WRITTEN EXERCISE: Please find all lines in the data that hold the string "with" and copy them.

DATA FOR THIS EXERCISE:
— begin —

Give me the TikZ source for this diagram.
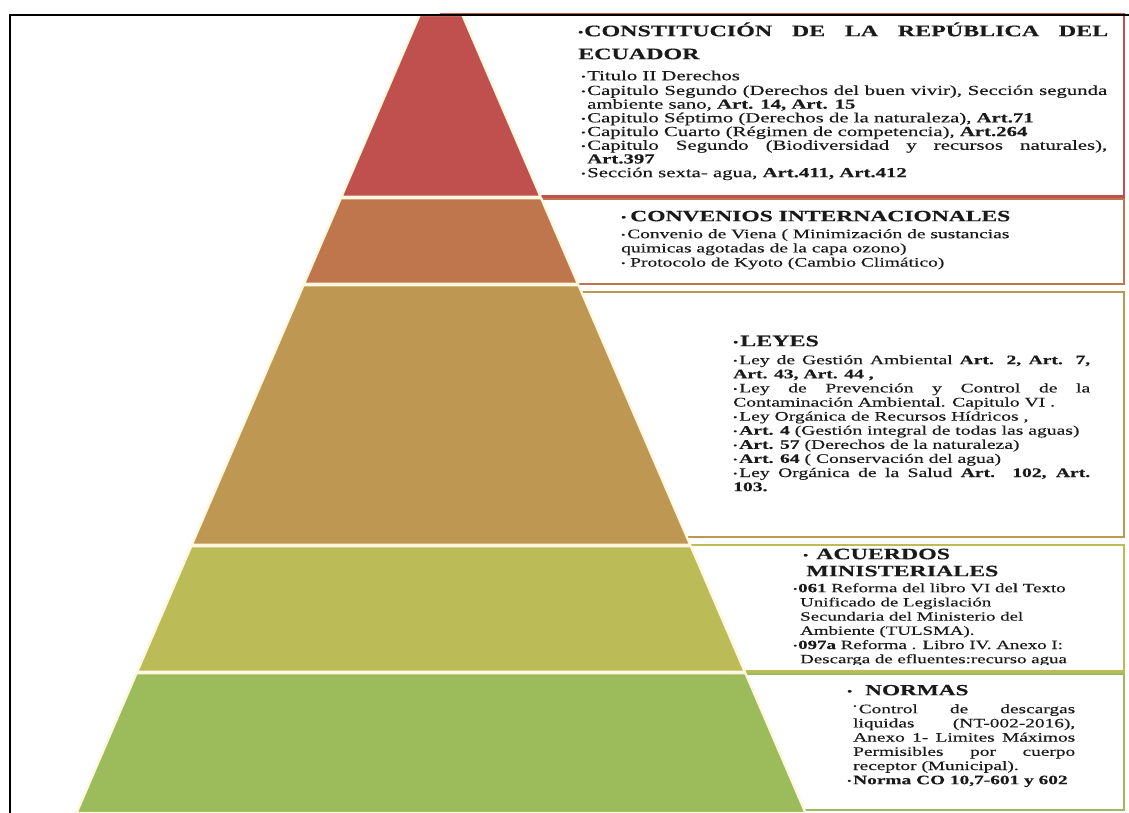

— end —
— begin —

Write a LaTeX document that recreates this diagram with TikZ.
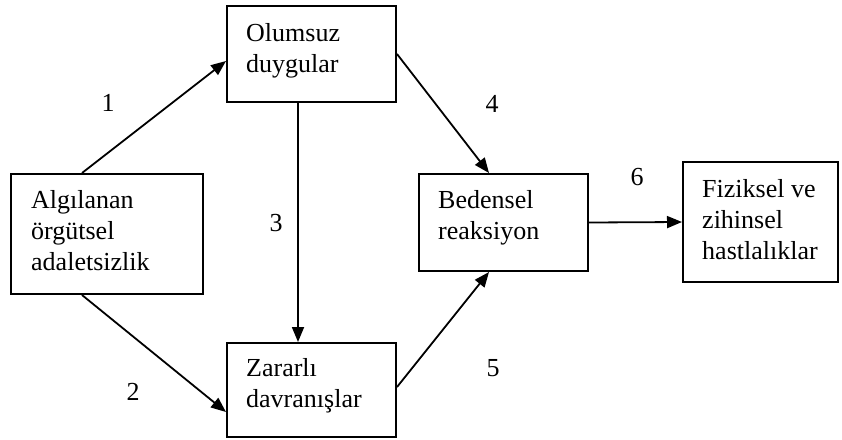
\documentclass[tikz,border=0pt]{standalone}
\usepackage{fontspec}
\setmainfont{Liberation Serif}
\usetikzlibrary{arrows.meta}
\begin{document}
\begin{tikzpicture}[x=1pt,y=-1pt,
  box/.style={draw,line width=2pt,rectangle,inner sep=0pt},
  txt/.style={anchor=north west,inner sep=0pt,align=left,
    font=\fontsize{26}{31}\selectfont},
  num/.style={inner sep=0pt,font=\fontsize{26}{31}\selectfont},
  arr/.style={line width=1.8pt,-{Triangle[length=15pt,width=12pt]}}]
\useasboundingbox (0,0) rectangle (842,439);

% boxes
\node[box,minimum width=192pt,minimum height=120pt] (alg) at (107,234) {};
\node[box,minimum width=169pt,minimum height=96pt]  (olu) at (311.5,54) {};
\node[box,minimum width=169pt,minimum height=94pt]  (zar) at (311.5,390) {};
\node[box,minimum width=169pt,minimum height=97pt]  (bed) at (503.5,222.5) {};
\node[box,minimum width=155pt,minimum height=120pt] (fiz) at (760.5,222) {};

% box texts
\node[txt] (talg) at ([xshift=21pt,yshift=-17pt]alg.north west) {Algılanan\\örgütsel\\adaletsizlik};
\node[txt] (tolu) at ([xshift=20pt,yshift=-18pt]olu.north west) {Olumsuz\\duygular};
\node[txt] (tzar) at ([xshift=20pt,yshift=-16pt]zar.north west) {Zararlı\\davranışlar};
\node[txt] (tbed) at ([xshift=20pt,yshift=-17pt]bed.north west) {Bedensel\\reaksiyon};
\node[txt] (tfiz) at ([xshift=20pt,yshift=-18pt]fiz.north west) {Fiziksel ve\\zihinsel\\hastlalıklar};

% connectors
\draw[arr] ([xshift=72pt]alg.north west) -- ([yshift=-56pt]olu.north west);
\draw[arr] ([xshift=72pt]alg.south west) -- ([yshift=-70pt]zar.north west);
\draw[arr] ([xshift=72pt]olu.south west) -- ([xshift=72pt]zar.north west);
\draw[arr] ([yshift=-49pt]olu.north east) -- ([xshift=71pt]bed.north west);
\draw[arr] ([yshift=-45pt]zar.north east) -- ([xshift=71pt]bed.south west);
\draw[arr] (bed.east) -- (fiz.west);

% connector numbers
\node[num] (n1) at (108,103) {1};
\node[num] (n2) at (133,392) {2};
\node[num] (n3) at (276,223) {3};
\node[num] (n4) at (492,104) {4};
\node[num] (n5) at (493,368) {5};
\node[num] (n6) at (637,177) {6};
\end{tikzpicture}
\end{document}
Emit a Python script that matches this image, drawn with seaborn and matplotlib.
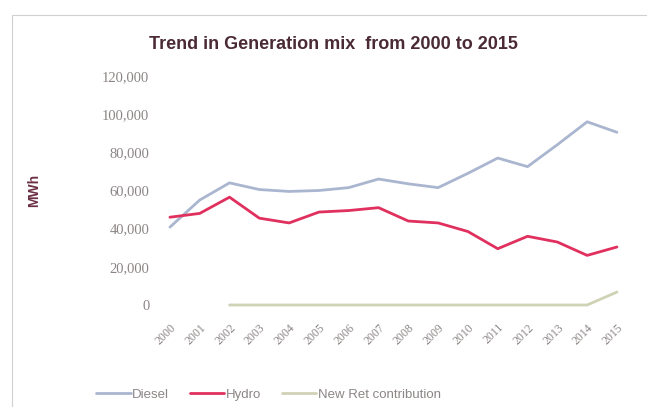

— end —

RIGHT ANSWER:
Write a LaTeX document that recreates this diagram with TikZ.
Emit a Python script that matches this image, drawn with seaborn and matplotlib.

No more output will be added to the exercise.